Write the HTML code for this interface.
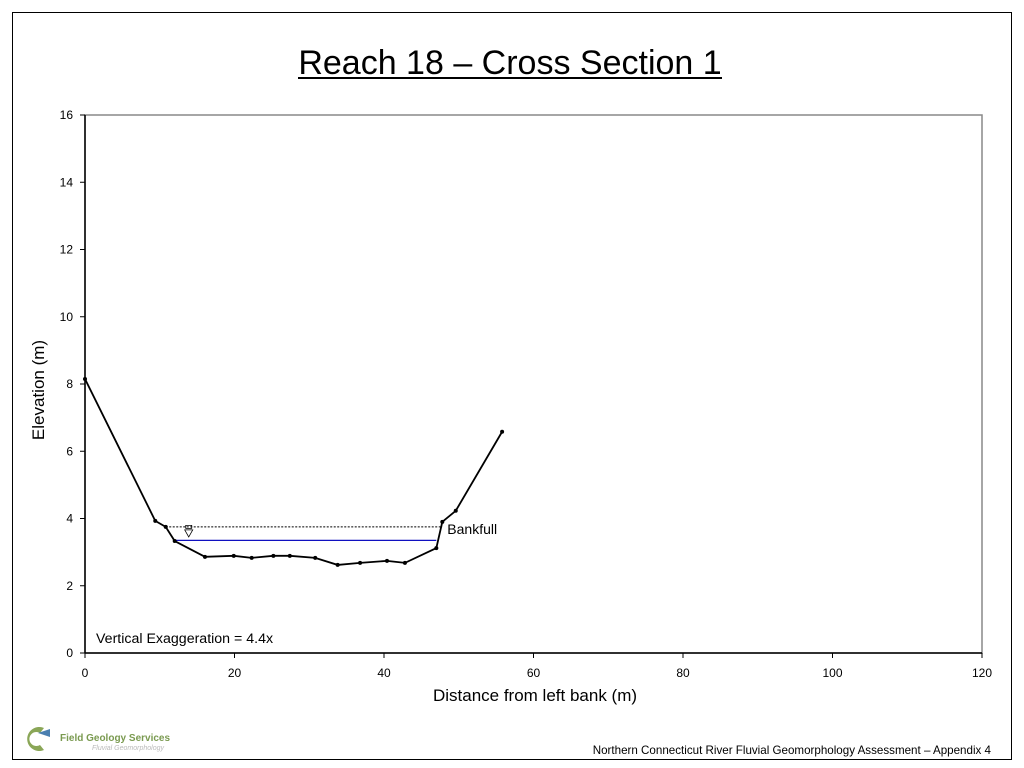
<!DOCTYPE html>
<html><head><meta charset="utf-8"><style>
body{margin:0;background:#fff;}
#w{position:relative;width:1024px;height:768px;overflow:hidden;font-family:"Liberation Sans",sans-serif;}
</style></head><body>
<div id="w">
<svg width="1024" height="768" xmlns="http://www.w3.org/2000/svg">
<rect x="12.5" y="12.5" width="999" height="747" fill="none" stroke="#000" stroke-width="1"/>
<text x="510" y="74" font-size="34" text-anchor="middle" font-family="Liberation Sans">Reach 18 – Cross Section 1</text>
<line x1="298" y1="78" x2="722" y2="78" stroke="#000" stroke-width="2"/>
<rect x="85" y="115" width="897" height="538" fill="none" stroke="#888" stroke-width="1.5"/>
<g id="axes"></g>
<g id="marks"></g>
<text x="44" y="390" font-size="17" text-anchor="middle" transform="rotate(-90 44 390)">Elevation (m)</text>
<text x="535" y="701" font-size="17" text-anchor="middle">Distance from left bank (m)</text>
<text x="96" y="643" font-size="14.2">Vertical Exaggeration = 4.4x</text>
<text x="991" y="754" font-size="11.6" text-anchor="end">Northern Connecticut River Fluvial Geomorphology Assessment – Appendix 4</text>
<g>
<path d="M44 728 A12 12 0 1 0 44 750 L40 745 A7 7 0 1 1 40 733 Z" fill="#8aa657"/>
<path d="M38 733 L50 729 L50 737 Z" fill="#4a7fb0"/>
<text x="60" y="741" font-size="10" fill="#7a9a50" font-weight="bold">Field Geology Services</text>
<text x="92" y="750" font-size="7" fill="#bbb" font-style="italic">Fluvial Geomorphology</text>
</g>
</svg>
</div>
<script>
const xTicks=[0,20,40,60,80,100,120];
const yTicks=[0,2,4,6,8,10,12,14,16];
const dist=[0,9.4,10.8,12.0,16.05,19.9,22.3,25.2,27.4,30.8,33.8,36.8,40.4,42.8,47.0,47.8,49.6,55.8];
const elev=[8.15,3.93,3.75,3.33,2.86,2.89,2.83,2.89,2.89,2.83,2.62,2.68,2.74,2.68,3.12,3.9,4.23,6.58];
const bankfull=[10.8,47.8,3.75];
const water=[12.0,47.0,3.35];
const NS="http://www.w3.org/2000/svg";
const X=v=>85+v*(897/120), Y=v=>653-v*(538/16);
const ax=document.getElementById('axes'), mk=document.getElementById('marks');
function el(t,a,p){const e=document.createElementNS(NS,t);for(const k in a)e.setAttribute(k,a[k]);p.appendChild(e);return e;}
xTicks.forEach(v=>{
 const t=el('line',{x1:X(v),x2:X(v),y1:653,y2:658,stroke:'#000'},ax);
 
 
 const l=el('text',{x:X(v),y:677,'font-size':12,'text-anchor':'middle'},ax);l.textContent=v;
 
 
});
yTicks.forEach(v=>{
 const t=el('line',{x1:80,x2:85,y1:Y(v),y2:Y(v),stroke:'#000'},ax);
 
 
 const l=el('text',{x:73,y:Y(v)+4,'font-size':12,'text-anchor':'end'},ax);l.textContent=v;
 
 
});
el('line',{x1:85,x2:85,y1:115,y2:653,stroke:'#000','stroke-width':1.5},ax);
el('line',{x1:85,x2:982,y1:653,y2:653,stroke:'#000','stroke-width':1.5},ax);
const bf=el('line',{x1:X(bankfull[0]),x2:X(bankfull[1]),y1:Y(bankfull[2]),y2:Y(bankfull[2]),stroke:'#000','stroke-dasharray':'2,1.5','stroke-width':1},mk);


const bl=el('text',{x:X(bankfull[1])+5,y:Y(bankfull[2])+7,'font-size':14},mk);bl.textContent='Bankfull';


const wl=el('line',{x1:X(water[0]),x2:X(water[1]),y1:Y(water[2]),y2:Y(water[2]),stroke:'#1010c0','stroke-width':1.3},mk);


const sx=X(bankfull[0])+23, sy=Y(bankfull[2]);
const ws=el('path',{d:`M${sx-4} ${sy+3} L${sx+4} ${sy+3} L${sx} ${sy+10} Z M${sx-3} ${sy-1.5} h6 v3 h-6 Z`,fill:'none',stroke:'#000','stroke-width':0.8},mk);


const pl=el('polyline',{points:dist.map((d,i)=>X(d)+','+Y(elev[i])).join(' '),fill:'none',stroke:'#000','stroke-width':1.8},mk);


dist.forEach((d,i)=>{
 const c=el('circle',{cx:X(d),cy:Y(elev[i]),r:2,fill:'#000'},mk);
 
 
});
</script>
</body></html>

▸ Stated problem
Quote in full the listing given above; the images are to be left out.

▸ Answer to the task
Write the HTML code for this interface.
<!DOCTYPE html>
<html><head><meta charset="utf-8"><style>
body{margin:0;background:#fff;}
#w{position:relative;width:1024px;height:768px;overflow:hidden;font-family:"Liberation Sans",sans-serif;}
</style></head><body>
<div id="w">
<svg width="1024" height="768" xmlns="http://www.w3.org/2000/svg">
<rect x="12.5" y="12.5" width="999" height="747" fill="none" stroke="#000" stroke-width="1"/>
<text x="510" y="74" font-size="34" text-anchor="middle" font-family="Liberation Sans">Reach 18 – Cross Section 1</text>
<line x1="298" y1="78" x2="722" y2="78" stroke="#000" stroke-width="2"/>
<rect x="85" y="115" width="897" height="538" fill="none" stroke="#888" stroke-width="1.5"/>
<g id="axes"></g>
<g id="marks"></g>
<text x="44" y="390" font-size="17" text-anchor="middle" transform="rotate(-90 44 390)">Elevation (m)</text>
<text x="535" y="701" font-size="17" text-anchor="middle">Distance from left bank (m)</text>
<text x="96" y="643" font-size="14.2">Vertical Exaggeration = 4.4x</text>
<text x="991" y="754" font-size="11.6" text-anchor="end">Northern Connecticut River Fluvial Geomorphology Assessment – Appendix 4</text>
<g>
<path d="M44 728 A12 12 0 1 0 44 750 L40 745 A7 7 0 1 1 40 733 Z" fill="#8aa657"/>
<path d="M38 733 L50 729 L50 737 Z" fill="#4a7fb0"/>
<text x="60" y="741" font-size="10" fill="#7a9a50" font-weight="bold">Field Geology Services</text>
<text x="92" y="750" font-size="7" fill="#bbb" font-style="italic">Fluvial Geomorphology</text>
</g>
</svg>
</div>
<script>
const xTicks=[0,20,40,60,80,100,120];
const yTicks=[0,2,4,6,8,10,12,14,16];
const dist=[0,9.4,10.8,12.0,16.05,19.9,22.3,25.2,27.4,30.8,33.8,36.8,40.4,42.8,47.0,47.8,49.6,55.8];
const elev=[8.15,3.93,3.75,3.33,2.86,2.89,2.83,2.89,2.89,2.83,2.62,2.68,2.74,2.68,3.12,3.9,4.23,6.58];
const bankfull=[10.8,47.8,3.75];
const water=[12.0,47.0,3.35];
const NS="http://www.w3.org/2000/svg";
const X=v=>85+v*(897/120), Y=v=>653-v*(538/16);
const ax=document.getElementById('axes'), mk=document.getElementById('marks');
function el(t,a,p){const e=document.createElementNS(NS,t);for(const k in a)e.setAttribute(k,a[k]);p.appendChild(e);return e;}
xTicks.forEach(v=>{
 const t=el('line',{x1:X(v),x2:X(v),y1:653,y2:658,stroke:'#000'},ax);
 
 
 const l=el('text',{x:X(v),y:677,'font-size':12,'text-anchor':'middle'},ax);l.textContent=v;
 
 
});
yTicks.forEach(v=>{
 const t=el('line',{x1:80,x2:85,y1:Y(v),y2:Y(v),stroke:'#000'},ax);
 
 
 const l=el('text',{x:73,y:Y(v)+4,'font-size':12,'text-anchor':'end'},ax);l.textContent=v;
 
 
});
el('line',{x1:85,x2:85,y1:115,y2:653,stroke:'#000','stroke-width':1.5},ax);
el('line',{x1:85,x2:982,y1:653,y2:653,stroke:'#000','stroke-width':1.5},ax);
const bf=el('line',{x1:X(bankfull[0]),x2:X(bankfull[1]),y1:Y(bankfull[2]),y2:Y(bankfull[2]),stroke:'#000','stroke-dasharray':'2,1.5','stroke-width':1},mk);


const bl=el('text',{x:X(bankfull[1])+5,y:Y(bankfull[2])+7,'font-size':14},mk);bl.textContent='Bankfull';


const wl=el('line',{x1:X(water[0]),x2:X(water[1]),y1:Y(water[2]),y2:Y(water[2]),stroke:'#1010c0','stroke-width':1.3},mk);


const sx=X(bankfull[0])+23, sy=Y(bankfull[2]);
const ws=el('path',{d:`M${sx-4} ${sy+3} L${sx+4} ${sy+3} L${sx} ${sy+10} Z M${sx-3} ${sy-1.5} h6 v3 h-6 Z`,fill:'none',stroke:'#000','stroke-width':0.8},mk);


const pl=el('polyline',{points:dist.map((d,i)=>X(d)+','+Y(elev[i])).join(' '),fill:'none',stroke:'#000','stroke-width':1.8},mk);


dist.forEach((d,i)=>{
 const c=el('circle',{cx:X(d),cy:Y(elev[i]),r:2,fill:'#000'},mk);
 
 
});
</script>
</body></html>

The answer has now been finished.